When I went to the hospital to deliver my first son, I was blissfully unaware of what birthing really entailed and I had no formal plan. With dude number two I had a single OB who I was able to communicate my wishes to directly, and with dude number three I had a written piece of paper which the nurse promptly chucked in the trash before abandoning me to deliver my baby alone.
So with this last one, you bet your butt I came prepared. I spent hours on end condensing my important delivery and baby care notes into bite-sized, easy-to-read bullet points to make sure this baby would be brought into the world right.
And then for good measure, I shrunk it down on some card stock and attached a gift card so the hospital staff would have extra motivation to read it!
Nothing wound up going according to plan at all with this delivery, but such is life. I was still really satisfied with the ability to quickly run down the list of post-care procedures that we definitely wanted and those we wished to avoid with our last baby. It kept all the back-and-forth banter to a minimum so I could focus on quality time with the family, and it actually brought a smile to most of the nurses' faces.
First, I got my birth plan down to less than ten lines and printed it out onto a template that I'd measured to wrap perfectly around a Starbucks gift card (template link is at the bottom of this page, sit tight, we'll get to it!).
It prints two double-sided templates per sheet, which then simply need to be creased to fold into thirds with the gift card taped in the middle.
We printed out ten of them and handed them out to every single care person who walked into the room. For those who are curious about what decisions made the cut for us, here's a quick look at our notes:
- We’re hypnobirthing. Yay! – We took classes to help manage the pain on our own, and wanted to let medical staff know so they wouldn't be surprised when we dimmed lights and played soft music.
- Hep-Lock in left forearm. No IV fluids or drugs – I didn't want to have reduced mobility due to an IV, and I felt I could properly hydrate on my own. I discussed this with my OBGYN beforehand and we agreed the least-invasive and safest solution was to put a Hep-Lock in my arm to provide access in case emergency drugs needed to be administered. We specified the left forearm so it wouldn't be in the way as I tried to manage a newborn baby with my dominant, right arm. These are the little things you start to figure out after several babies!
- Let water break naturally, please – My OBGYN broke my water to speed delivery with my second child, and it wasn't an experience I wanted to repeat.
- No postpartum Pitocin – This drug is routinely given after delivery – even if you've had a natural birth – to help the uterus contract down quickly and prevent too much bleeding. I have a condition called an irritable uterus that actually causes excessive contractions, so this is a generally unnecessary and painful step for me.
- Delay cord clamping until pulsation stops – Many hospitals cut the umbilical cord immediately after delivery, but waiting until it stops pulsing allows for the natural transfer of blood cells from placenta to baby. Delayed cord clamping has been shown to lead to as much as 30% more blood volume in the baby and increased iron stores as long as 6 months after birth.

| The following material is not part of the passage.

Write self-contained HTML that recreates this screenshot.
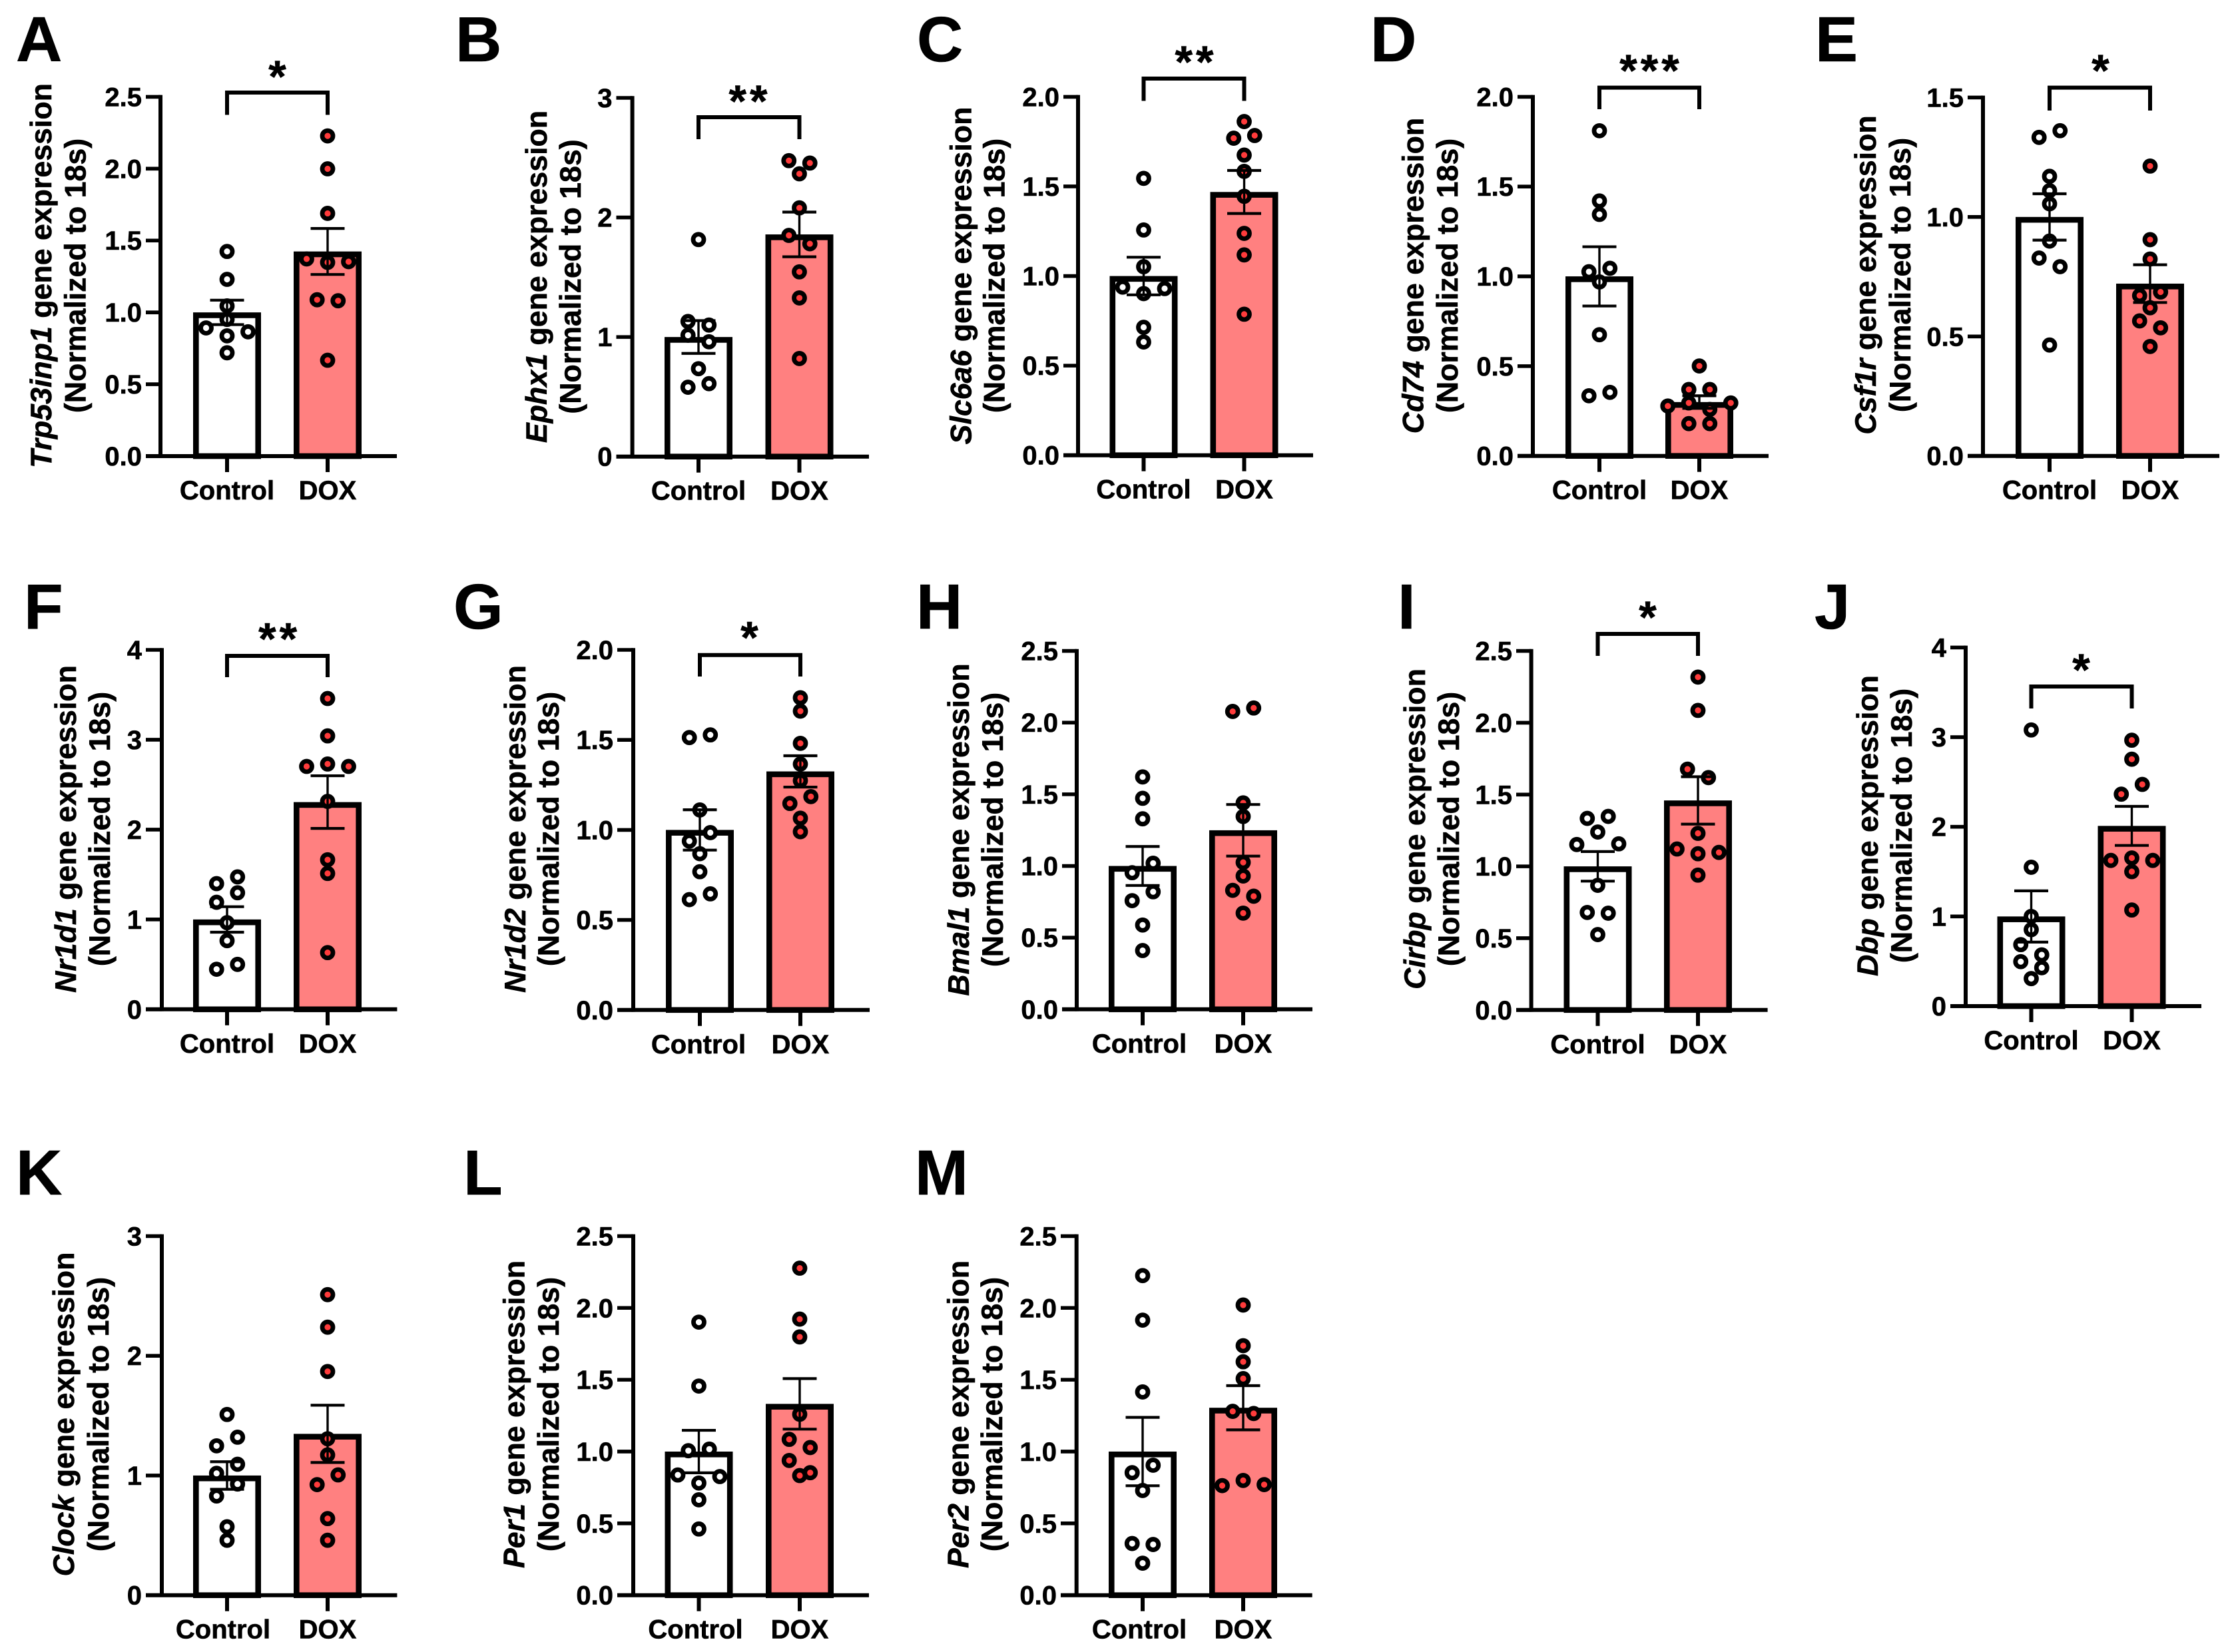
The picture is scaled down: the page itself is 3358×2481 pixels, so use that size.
<!DOCTYPE html>
<html lang="en">
<head>
<meta charset="utf-8">
<title>Gene expression panels: Control vs DOX</title>
<style>
  html, body { margin: 0; padding: 0; background: #ffffff; }
  #figure { display: block; width: 3358px; height: 2481px; background: #ffffff; }
  text { font-family: "Liberation Sans", Arial, sans-serif; font-weight: 700; fill: #000000; stroke: #000000; stroke-width: 0.6px; }
</style>
</head>
<body>
<svg id="figure" xmlns="http://www.w3.org/2000/svg" width="3358" height="2481" viewBox="0 0 3358 2481"></svg>
<script>
// ---------- chart data ----------
const panelLetters = ["A","B","C","D","E","F","G","H","I","J","K","L","M"];
const geneNames = ["Trp53inp1","Ephx1","Slc6a6","Cd74","Csf1r","Nr1d1","Nr1d2","Bmal1","Cirbp","Dbp","Clock","Per1","Per2"];
const categories = ["Control","DOX"];

const ticksA = ["0.0","0.5","1.0","1.5","2.0","2.5"];
const ticksB = ["0","1","2","3"];
const ticksC = ["0.0","0.5","1.0","1.5","2.0"];
const ticksD = ["0.0","0.5","1.0","1.5","2.0"];
const ticksE = ["0.0","0.5","1.0","1.5"];
const ticksF = ["0","1","2","3","4"];
const ticksG = ["0.0","0.5","1.0","1.5","2.0"];
const ticksH = ["0.0","0.5","1.0","1.5","2.0","2.5"];
const ticksI = ["0.0","0.5","1.0","1.5","2.0","2.5"];
const ticksJ = ["0","1","2","3","4"];
const ticksK = ["0","1","2","3"];
const ticksL = ["0.0","0.5","1.0","1.5","2.0","2.5"];
const ticksM = ["0.0","0.5","1.0","1.5","2.0","2.5"];
const tickLabels = [ticksA,ticksB,ticksC,ticksD,ticksE,ticksF,ticksG,ticksH,ticksI,ticksJ,ticksK,ticksL,ticksM];

const controlMeans = [1,1,1,1,1,1,1,1,1,1,1,1,1];
const doxMeans = [1.424,1.858,1.469,0.30,0.721,2.306,1.325,1.249,1.459,2.01,1.348,1.332,1.305];
const controlSem = [0.085,0.137,0.105,0.165,0.097,0.142,0.112,0.136,0.103,0.286,0.115,0.148,0.238];
const doxSem = [0.16,0.187,0.12,0.035,0.079,0.293,0.087,0.18,0.165,0.218,0.239,0.176,0.154];

const controlA = [1.424,1.23,1.045,0.951,0.892,0.865,0.837,0.719];
const doxA = [2.228,1.999,1.689,1.348,1.372,1.353,1.088,1.081,0.667];
const controlB = [1.815,1.13,1.10,1.015,0.96,0.735,0.58,0.61];
const doxB = [2.475,2.455,2.365,2.08,1.85,1.78,1.545,1.327,0.82];
const controlC = [1.545,1.257,1.052,0.902,0.938,0.93,0.714,0.632];
const doxC = [1.862,1.769,1.784,1.675,1.584,1.445,1.238,1.118,0.787];
const controlD = [1.811,1.42,1.345,1.026,1.045,0.969,0.675,0.335,0.354];
const doxD = [0.501,0.37,0.37,0.295,0.259,0.278,0.295,0.18,0.18];
const controlE = [1.333,1.361,1.17,1.11,1.055,0.899,0.828,0.792,0.464];
const doxE = [1.213,0.905,0.824,0.671,0.686,0.62,0.565,0.536,0.458];
const controlF = [1.399,1.474,1.191,1.297,0.964,0.764,0.446,0.5];
const doxF = [3.459,3.043,2.73,2.703,2.703,2.314,1.664,1.512,0.631];
const controlG = [1.513,1.528,1.111,0.938,0.985,0.868,0.768,0.613,0.645];
const doxG = [1.734,1.66,1.481,1.366,1.274,1.147,1.185,1.065,0.99];
const controlH = [1.621,1.472,1.329,0.953,1.019,0.758,0.82,0.588,0.41];
const doxH = [2.078,2.102,1.44,1.345,1.025,0.93,0.83,0.789,0.671];
const controlI = [1.334,1.348,1.239,1.152,1.157,0.868,0.679,0.674,0.525];
const doxI = [2.318,2.086,1.677,1.618,1.23,1.088,1.121,1.097,0.939];
const controlJ = [3.08,1.549,1.0,0.853,0.686,0.572,0.496,0.428,0.307];
const doxJ = [2.966,2.754,2.364,2.473,1.652,1.625,1.625,1.5,1.072];
const controlK = [1.51,1.248,1.32,1.018,1.094,0.829,0.929,0.572,0.459];
const doxK = [2.511,2.239,1.869,1.307,1.172,0.924,1.005,0.64,0.459];
const controlL = [1.901,1.456,1.006,1.017,0.781,0.837,0.826,0.664,0.461];
const doxL = [2.277,1.922,1.798,1.26,1.085,1.028,0.938,0.833,0.853];
const controlM = [2.225,1.915,1.415,0.853,0.905,0.729,0.36,0.353,0.223];
const doxM = [2.02,1.737,1.625,1.508,1.28,1.265,0.799,0.763,0.77];
const controlValues = [controlA,controlB,controlC,controlD,controlE,controlF,controlG,controlH,controlI,controlJ,controlK,controlL,controlM];
const doxValues = [doxA,doxB,doxC,doxD,doxE,doxF,doxG,doxH,doxI,doxJ,doxK,doxL,doxM];

const significance = ["*","**","**","***","*","**","*","","*","*","","",""];

// ---------- layout of each panel (geometry, not data) ----------
const layoutA = {lx:24,ly:92,axis:241,tl:219,top:145.4,base:685,right:596,c:341,d:492,t1:77,t2:128.6,ty:414,br:[139,172.5],star:[419,106]};
const layoutB = {lx:684,ly:92,axis:949.6,tl:925.5,top:147,base:685.7,right:1305,c:1049,d:1200.5,t1:821,t2:872,ty:415.5,br:[176,209],star:[1126,143]};
const layoutC = {lx:1377,ly:92,axis:1619,tl:1597,top:145.4,base:683.7,right:1972,c:1717.5,d:1868.5,t1:1458.6,t2:1508.6,ty:414,br:[118,151.5],star:[1796,84]};
const layoutD = {lx:2058,ly:92,axis:2302,tl:2279,top:145.4,base:684.7,right:2656,c:2402,d:2552,t1:2137.5,t2:2189,ty:414,br:[131.6,164],star:[2479.5,97]};
const layoutE = {lx:2726,ly:92,axis:2978,tl:2955,top:146.4,base:684.7,right:3333,c:3078,d:3229,t1:2817,t2:2869,ty:413,br:[131.6,166],star:[3157,97]};
const layoutF = {lx:36,ly:944,axis:243,tl:219,top:976,base:1515.8,right:596.4,c:341,d:492,t1:114,t2:165,ty:1245,br:[985,1017],star:[419.6,950.5]};
const layoutG = {lx:681,ly:944,axis:951,tl:927,top:976,base:1516.8,right:1306,c:1051,d:1202,t1:789,t2:839,ty:1245,br:[983.7,1016],star:[1128,948.5],shift:-2};
const layoutH = {lx:1376,ly:944,axis:1617,tl:1595,top:977.6,base:1515.8,right:1971,c:1716,d:1867,t1:1455,t2:1506,ty:1246,shift:-5};
const layoutI = {lx:2099,ly:944,axis:2299.6,tl:2277,top:977.6,base:1516.8,right:2654.6,c:2399.5,d:2550,t1:2140,t2:2191,ty:1245,br:[952,985],star:[2477,918]};
const layoutJ = {lx:2725,ly:944,axis:2952,tl:2929,top:972.4,base:1511,right:3306,c:3050.5,d:3201.5,t1:2820,t2:2871,ty:1240,br:[1031,1064],star:[3128,997]};
const layoutK = {lx:24,ly:1794,axis:243,tl:219,top:1856.4,base:2395.7,right:596.4,c:341,d:492,t1:111,t2:163,ty:2124,shift:-6};
const layoutL = {lx:696,ly:1794,axis:951,tl:927,top:1856.4,base:2395.7,right:1305,c:1049.5,d:1201,t1:787.5,t2:839,ty:2124,shift:-5};
const layoutM = {lx:1374,ly:1794,axis:1616.7,tl:1593,top:1856.4,base:2395.7,right:1970.7,c:1716,d:1867,t1:1454.6,t2:1505,ty:2124,shift:-5};
const layouts = [layoutA,layoutB,layoutC,layoutD,layoutE,layoutF,layoutG,layoutH,layoutI,layoutJ,layoutK,layoutL,layoutM];

// ---------- drawing ----------
const NS = "http://www.w3.org/2000/svg";
const figure = document.getElementById("figure");
const PINK = "#FF8080";
const RED = "#FF3B3B";
const SLOT = 31.5;
const CLUSTER_PX = 19.5;

function makeLine(parent, x1, y1, x2, y2, width, name) {
  const el = document.createElementNS(NS, "line");
  el.setAttribute("x1", x1);
  el.setAttribute("y1", y1);
  el.setAttribute("x2", x2);
  el.setAttribute("y2", y2);
  el.setAttribute("stroke", "#000");
  el.setAttribute("stroke-width", width);
  
  
  parent.appendChild(el);
  return el;
}

function makeText(parent, str, x, y, size, anchor, name) {
  const el = document.createElementNS(NS, "text");
  el.setAttribute("x", x);
  el.setAttribute("y", y);
  el.setAttribute("font-size", size);
  el.setAttribute("text-anchor", anchor);
  
  
  el.textContent = str;
  parent.appendChild(el);
  return el;
}

// Swarm layout: nearby values share a row and spread out symmetrically.
function swarmOffsets(values, pxPerUnit) {
  const order = values.map((v, i) => i).sort((a, b) => values[b] - values[a]);
  const offsets = new Array(values.length).fill(0);
  let i = 0;
  while (i < order.length) {
    const topValue = values[order[i]];
    const cluster = [];
    while (i < order.length && (topValue - values[order[i]]) * pxPerUnit <= CLUSTER_PX) {
      cluster.push(order[i]);
      i++;
    }
    cluster.sort((a, b) => a - b);
    const slots = cluster.length % 2 ? [0, -1, 1, -2, 2, -3, 3] : [-0.5, 0.5, -1.5, 1.5, -2.5, 2.5];
    cluster.forEach((idx, k) => { offsets[idx] = slots[k] * SLOT; });
  }
  return offsets;
}

function drawBar(g, cx, base, yScale, mean, fill, name) {
  const w = 102, b = 8.6;
  const top = yScale(mean);
  const el = document.createElementNS(NS, "rect");
  el.setAttribute("x", cx - w / 2 + b / 2);
  el.setAttribute("y", top + b / 2);
  el.setAttribute("width", w - b);
  el.setAttribute("height", Math.max(0, base - top - b / 2));
  el.setAttribute("fill", fill);
  el.setAttribute("stroke", "#000");
  el.setAttribute("stroke-width", b);
  
  
  g.appendChild(el);
}

function drawDots(g, cx, values, yScale, pxPerUnit, fill, name) {
  const offs = swarmOffsets(values, pxPerUnit);
  values.forEach((v, i) => {
    const el = document.createElementNS(NS, "circle");
    el.setAttribute("cx", cx + offs[i]);
    el.setAttribute("cy", yScale(v));
    el.setAttribute("r", 8);
    el.setAttribute("fill", fill);
    el.setAttribute("stroke", "#000");
    el.setAttribute("stroke-width", 6.8);
    
    
    g.appendChild(el);
  });
}

function drawError(g, cx, mean, sem, yScale, name) {
  const hi = yScale(mean + sem), lo = yScale(mean - sem);
  makeLine(g, cx, hi, cx, lo, 3.4, name + "-stem");
  makeLine(g, cx - 25.5, hi, cx + 25.5, hi, 4.2, name + "-cap-upper");
  makeLine(g, cx - 25.5, lo, cx + 25.5, lo, 4.2, name + "-cap-lower");
}

function drawPanel(i) {
  const L = layouts[i];
  const labels = tickLabels[i];
  const yMax = parseFloat(labels[labels.length - 1]);
  const pxPerUnit = (L.base - L.top) / yMax;
  const yScale = v => L.base - v * pxPerUnit;

  const g = document.createElementNS(NS, "g");
  
  
  figure.appendChild(g);

  // panel letter
  makeText(g, panelLetters[i], L.lx, L.ly, 96, "start", "panel-letter");

  // y title (two rotated lines)
  const title1 = document.createElementNS(NS, "text");
  title1.setAttribute("transform", "translate(" + L.t1 + "," + L.ty + ") rotate(-90)");
  title1.setAttribute("font-size", 44.7);
  title1.setAttribute("text-anchor", "middle");
  
  
  const gene = document.createElementNS(NS, "tspan");
  gene.setAttribute("font-style", "italic");
  
  
  gene.textContent = geneNames[i];
  title1.appendChild(gene);
  title1.appendChild(document.createTextNode(" gene expression"));
  g.appendChild(title1);

  const title2 = document.createElementNS(NS, "text");
  title2.setAttribute("transform", "translate(" + L.t2 + "," + L.ty + ") rotate(-90)");
  title2.setAttribute("font-size", 44.7);
  title2.setAttribute("text-anchor", "middle");
  
  
  title2.textContent = "(Normalized to 18s)";
  g.appendChild(title2);

  // bars, dots, error bars
  drawBar(g, L.c, L.base, yScale, controlMeans[i], "#FFFFFF", "bar-control");
  drawBar(g, L.d, L.base, yScale, doxMeans[i], PINK, "bar-dox");
  drawDots(g, L.c, controlValues[i], yScale, pxPerUnit, "#FFFFFF", "point-control");
  drawDots(g, L.d, doxValues[i], yScale, pxPerUnit, RED, "point-dox");
  drawError(g, L.c, controlMeans[i], controlSem[i], yScale, "error-control");
  drawError(g, L.d, doxMeans[i], doxSem[i], yScale, "error-dox");

  // axes
  makeLine(g, L.axis, L.top - 2.8, L.axis, L.base + 2.8, 6, "y-axis-line");
  makeLine(g, L.tl, L.base, L.right, L.base, 6, "x-axis-line");
  labels.forEach(lab => {
    const v = parseFloat(lab);
    const y = yScale(v);
    makeLine(g, L.tl, y, L.axis, y, 5.6, "y-tick");
    makeText(g, lab, L.tl - 6, y + 14, 40, "end", "y-tick-label");
  });
  [L.c, L.d].forEach((x, k) => {
    makeLine(g, x, L.base, x, L.base + 24, 6, "x-tick");
    const shift = k === 0 && L.shift ? L.shift : 0;
    makeText(g, categories[k], x + shift, L.base + 65, 40, "middle", "x-tick-label");
  });

  // significance bracket
  if (significance[i]) {
    const path = document.createElementNS(NS, "path");
    path.setAttribute("d", "M" + L.c + " " + L.br[1] + "V" + L.br[0] + "H" + L.d + "V" + L.br[1]);
    path.setAttribute("fill", "none");
    path.setAttribute("stroke", "#000");
    path.setAttribute("stroke-width", 6);
    
    
    g.appendChild(path);
    const star = makeText(g, significance[i], L.star[0], L.star[1] + 32, 68, "middle", "significance-stars");
    star.setAttribute("letter-spacing", "5");
  }
}

panelLetters.forEach((_, i) => drawPanel(i));
</script>
</body>
</html>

- No Erythromycin or Hep B shot (yes to Vitamin K) – These are standard injections and ointments. We like to pick and choose what we feel our baby needs immediately and delay what we feel can wait.
- I’ll keep my placenta, thank you – With my last two births, I've had my placentas encapsulated by a local service. It's made a huge difference in postpartum mood and energy levels.
- We're doing tubal ligation – If you've arranged with your OBGYN to have your tubes tied after delivery while you're still hospitalized (I did), it's a good idea to give the medical staff a heads-up so they can be sure to make the proper arrangements.
- Please keep visitors minimal, simultaneous – Hospital rooms tend to have a revolving door of people in and out – particularly if complications arise – but it's worth asking if you want to maintain an atmosphere that's as quiet and uninterrupted as possible.
To tweak this template for your own purposes, access the Google document here and click “File>Make A Copy.” Save it in your own Google Drive and then click the birth plan text boxes to edit it based on your own birth preferences and print double-sided.
I'd recommend bringing a Sharpie to black out any lines that become irrelevant as your birthing process unfolds (in my case, for example, I wound up needing IV fluids so it was confusing to still have it listed on the card for new nurses coming into the room). Remember that a birth plan serves as a guideline for the ideal scenario. Babies often have their OWN ideas about how they're coming into the world! In the end, all that matters is the safety of the mother and child.
Have your births ever gone according to plan? Did preparing notes help?